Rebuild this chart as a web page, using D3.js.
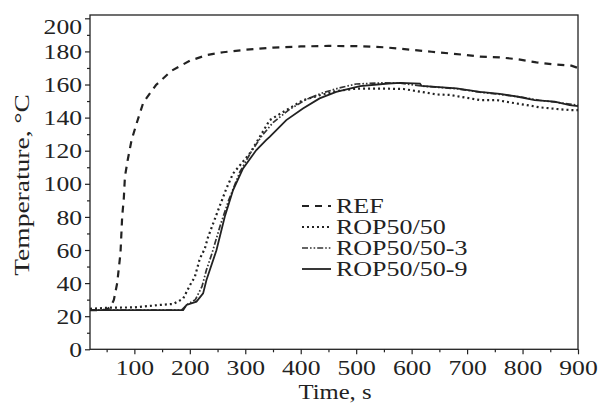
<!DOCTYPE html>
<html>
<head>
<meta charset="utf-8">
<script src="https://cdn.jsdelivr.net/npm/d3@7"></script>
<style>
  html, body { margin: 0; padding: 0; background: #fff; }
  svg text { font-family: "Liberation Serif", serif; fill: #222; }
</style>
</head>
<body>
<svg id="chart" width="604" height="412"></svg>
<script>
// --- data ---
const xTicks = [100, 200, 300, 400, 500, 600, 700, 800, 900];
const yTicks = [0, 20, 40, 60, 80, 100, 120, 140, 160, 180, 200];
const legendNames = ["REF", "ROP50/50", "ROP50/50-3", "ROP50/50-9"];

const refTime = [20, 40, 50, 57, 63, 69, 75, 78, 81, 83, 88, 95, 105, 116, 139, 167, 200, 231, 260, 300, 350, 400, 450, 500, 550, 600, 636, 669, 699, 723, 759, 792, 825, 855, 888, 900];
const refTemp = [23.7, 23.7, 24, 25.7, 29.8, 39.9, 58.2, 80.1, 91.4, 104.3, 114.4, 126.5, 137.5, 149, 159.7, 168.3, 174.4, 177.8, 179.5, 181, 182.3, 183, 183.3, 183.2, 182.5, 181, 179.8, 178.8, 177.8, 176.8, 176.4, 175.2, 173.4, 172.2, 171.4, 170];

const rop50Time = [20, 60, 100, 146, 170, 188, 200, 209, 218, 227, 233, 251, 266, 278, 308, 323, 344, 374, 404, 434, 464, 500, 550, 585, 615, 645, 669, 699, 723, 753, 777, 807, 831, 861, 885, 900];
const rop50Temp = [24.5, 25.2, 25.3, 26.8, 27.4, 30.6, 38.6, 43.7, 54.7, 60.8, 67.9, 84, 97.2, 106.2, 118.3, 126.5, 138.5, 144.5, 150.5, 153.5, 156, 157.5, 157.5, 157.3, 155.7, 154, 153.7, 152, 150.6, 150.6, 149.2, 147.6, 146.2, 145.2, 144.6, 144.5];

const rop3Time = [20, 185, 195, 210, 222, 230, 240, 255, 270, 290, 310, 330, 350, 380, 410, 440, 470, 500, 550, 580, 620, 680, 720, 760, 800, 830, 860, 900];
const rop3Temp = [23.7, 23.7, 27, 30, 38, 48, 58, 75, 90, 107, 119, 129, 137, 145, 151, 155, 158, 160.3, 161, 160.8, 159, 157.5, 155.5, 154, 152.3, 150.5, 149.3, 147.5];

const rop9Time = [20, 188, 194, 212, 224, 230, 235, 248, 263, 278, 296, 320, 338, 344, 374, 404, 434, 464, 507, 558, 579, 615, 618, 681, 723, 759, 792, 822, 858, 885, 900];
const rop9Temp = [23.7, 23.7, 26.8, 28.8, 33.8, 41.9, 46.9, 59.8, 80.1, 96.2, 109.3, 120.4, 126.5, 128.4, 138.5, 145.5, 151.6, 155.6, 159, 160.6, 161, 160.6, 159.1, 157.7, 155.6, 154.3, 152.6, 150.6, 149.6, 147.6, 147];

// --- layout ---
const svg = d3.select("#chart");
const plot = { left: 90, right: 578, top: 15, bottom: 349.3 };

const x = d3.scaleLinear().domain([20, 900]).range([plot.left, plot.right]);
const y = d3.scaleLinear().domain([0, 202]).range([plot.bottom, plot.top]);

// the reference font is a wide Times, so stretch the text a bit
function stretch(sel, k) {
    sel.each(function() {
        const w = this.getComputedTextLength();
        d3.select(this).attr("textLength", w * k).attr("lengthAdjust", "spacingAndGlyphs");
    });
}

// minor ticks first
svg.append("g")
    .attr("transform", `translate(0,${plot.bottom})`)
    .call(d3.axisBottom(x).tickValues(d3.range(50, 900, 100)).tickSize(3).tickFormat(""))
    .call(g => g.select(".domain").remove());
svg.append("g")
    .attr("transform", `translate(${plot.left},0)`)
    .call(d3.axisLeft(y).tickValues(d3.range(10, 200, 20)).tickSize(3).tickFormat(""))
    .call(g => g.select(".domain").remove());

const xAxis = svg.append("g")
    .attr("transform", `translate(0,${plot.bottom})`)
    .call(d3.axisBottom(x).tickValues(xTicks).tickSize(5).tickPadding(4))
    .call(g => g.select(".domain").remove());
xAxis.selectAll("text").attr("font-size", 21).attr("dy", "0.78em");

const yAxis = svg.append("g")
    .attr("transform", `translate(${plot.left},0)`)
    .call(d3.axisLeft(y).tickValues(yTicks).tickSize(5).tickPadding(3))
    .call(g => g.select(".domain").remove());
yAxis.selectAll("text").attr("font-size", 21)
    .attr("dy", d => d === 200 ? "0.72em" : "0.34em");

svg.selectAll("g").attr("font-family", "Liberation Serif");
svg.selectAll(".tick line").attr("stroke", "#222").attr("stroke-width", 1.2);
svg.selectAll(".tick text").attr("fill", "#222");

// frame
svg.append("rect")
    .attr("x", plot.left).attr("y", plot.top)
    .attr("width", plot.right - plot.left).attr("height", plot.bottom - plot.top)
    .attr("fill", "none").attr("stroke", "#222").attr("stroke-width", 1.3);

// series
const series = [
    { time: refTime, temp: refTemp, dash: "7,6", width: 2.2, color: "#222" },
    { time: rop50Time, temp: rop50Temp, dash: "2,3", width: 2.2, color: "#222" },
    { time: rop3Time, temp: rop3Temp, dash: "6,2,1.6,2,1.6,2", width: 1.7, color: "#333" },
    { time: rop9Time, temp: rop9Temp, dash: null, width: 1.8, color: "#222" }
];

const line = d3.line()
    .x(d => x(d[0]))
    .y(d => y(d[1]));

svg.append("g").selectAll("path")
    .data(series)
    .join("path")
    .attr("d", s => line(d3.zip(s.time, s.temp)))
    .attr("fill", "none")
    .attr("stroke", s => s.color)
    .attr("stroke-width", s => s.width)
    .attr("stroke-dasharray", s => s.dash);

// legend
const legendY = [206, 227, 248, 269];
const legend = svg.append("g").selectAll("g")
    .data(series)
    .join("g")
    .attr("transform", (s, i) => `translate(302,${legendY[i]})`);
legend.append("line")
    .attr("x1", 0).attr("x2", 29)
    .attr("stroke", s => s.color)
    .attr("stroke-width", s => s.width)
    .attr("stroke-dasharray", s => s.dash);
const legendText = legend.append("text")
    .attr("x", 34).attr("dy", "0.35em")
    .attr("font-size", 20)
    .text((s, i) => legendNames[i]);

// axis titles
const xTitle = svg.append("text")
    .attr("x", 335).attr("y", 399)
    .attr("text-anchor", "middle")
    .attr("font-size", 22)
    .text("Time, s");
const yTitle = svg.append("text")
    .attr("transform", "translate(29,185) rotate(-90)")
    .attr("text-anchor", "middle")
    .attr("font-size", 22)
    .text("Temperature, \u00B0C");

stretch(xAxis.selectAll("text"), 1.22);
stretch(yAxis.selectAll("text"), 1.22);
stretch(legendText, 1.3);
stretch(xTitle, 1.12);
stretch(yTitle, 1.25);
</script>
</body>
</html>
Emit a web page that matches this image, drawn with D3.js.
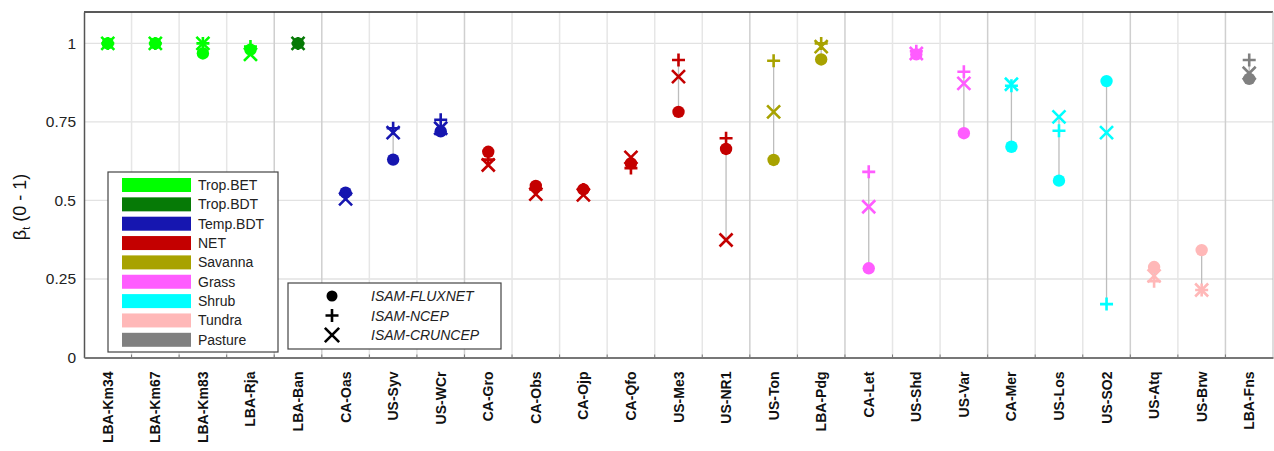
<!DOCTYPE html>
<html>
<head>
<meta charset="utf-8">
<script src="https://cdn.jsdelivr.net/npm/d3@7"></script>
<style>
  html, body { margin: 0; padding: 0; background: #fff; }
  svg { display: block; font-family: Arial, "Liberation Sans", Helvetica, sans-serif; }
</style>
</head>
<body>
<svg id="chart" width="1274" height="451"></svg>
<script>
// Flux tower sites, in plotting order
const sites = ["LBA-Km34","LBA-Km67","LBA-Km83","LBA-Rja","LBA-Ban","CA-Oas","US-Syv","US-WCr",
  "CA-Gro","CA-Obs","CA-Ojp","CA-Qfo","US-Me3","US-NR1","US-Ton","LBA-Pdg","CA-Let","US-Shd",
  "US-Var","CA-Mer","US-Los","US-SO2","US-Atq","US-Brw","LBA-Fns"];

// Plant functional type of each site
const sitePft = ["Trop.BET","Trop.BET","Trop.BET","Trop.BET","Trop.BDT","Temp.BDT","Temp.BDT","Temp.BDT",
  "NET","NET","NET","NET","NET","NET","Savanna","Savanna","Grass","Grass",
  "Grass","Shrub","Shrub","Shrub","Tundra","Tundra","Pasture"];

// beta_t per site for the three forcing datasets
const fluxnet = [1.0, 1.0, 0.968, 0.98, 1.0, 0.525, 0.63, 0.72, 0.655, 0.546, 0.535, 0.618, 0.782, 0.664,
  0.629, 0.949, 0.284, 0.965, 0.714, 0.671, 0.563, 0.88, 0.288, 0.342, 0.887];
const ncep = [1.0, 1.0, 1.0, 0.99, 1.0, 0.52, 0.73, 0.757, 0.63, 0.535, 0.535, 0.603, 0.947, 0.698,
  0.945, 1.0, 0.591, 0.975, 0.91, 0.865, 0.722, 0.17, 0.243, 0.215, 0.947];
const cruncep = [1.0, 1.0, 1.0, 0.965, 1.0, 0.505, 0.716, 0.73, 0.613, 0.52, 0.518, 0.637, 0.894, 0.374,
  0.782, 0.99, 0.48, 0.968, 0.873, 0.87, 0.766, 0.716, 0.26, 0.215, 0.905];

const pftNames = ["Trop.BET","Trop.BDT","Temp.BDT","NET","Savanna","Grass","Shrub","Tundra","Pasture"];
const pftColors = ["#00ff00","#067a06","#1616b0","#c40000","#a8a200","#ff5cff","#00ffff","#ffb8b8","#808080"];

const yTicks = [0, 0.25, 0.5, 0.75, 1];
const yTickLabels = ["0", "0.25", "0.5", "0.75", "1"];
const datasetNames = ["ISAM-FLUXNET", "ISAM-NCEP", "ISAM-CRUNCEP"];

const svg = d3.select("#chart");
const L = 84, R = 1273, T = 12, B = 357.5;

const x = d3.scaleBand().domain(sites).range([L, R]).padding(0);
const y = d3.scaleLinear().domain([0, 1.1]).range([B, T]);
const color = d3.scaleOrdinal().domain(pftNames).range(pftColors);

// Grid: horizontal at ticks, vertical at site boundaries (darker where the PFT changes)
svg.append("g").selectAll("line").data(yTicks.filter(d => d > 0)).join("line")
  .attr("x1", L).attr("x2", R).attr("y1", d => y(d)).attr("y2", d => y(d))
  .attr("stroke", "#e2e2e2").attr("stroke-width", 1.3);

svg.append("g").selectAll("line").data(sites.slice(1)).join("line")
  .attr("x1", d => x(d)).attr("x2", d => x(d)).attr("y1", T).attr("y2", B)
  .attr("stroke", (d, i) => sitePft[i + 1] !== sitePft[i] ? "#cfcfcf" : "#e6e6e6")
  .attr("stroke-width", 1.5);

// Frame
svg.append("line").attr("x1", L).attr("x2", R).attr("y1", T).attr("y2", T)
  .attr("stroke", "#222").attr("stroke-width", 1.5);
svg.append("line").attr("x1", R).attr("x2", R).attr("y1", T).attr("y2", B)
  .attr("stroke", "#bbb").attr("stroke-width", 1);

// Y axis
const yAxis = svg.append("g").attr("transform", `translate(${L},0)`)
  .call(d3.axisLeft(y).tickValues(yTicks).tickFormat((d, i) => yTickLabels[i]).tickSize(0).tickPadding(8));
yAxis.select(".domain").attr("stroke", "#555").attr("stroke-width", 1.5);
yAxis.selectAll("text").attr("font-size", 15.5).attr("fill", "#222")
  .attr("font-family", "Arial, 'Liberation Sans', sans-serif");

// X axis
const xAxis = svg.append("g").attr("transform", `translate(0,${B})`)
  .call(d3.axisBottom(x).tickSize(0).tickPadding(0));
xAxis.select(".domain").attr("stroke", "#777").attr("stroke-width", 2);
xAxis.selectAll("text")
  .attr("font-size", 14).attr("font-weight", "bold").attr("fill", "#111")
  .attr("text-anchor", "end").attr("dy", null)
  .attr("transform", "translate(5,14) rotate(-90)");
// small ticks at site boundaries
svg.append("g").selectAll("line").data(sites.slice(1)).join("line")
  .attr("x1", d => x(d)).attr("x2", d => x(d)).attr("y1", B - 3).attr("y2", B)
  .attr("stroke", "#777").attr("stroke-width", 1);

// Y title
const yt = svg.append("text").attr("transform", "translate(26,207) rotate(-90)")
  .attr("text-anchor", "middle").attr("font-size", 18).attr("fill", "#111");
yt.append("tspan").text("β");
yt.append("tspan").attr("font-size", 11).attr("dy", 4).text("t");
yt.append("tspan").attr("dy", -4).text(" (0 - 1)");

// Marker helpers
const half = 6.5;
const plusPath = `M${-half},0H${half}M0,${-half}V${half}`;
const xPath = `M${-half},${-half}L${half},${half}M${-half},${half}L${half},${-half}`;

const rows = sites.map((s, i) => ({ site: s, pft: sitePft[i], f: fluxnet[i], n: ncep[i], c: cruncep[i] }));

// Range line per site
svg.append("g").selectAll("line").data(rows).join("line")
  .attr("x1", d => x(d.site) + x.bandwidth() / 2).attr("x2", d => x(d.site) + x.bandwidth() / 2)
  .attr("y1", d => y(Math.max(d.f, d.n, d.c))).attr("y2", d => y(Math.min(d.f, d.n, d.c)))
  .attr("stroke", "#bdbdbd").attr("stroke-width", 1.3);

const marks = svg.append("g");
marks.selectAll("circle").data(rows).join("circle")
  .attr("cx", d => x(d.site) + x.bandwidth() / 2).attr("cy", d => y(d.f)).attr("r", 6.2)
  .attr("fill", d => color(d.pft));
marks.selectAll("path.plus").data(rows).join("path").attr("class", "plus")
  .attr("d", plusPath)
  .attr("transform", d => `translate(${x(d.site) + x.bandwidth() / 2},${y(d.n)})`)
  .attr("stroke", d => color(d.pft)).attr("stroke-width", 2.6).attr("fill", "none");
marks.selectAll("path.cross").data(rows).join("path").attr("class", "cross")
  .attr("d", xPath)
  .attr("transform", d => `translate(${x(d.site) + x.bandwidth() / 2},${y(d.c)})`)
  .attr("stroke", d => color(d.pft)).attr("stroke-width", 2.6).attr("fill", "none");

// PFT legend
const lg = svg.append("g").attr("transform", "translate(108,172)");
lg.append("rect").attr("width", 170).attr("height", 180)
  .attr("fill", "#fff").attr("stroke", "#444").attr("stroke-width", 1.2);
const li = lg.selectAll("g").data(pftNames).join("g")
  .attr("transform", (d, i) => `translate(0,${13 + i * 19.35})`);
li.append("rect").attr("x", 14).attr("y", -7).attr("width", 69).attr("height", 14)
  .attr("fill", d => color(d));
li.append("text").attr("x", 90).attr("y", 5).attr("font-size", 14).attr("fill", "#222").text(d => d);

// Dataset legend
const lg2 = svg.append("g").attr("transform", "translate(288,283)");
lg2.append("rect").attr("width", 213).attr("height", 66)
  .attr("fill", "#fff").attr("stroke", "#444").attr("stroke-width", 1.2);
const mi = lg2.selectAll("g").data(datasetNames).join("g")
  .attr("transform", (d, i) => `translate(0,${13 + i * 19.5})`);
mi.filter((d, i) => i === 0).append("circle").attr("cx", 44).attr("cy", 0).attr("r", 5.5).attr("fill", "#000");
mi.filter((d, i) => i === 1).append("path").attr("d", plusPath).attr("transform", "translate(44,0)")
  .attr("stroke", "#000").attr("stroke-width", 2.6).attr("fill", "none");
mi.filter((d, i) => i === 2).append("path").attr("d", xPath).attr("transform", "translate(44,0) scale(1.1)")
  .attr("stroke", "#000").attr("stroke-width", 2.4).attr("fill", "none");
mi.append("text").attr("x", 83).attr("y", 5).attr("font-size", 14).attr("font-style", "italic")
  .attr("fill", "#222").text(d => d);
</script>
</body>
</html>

■ Task requirements ■
Pick out the lines above containing the word "page", then copy them.

■ Complete response ■
Rebuild this chart as a web page, using D3.js.
Emit a web page that matches this image, drawn with D3.js.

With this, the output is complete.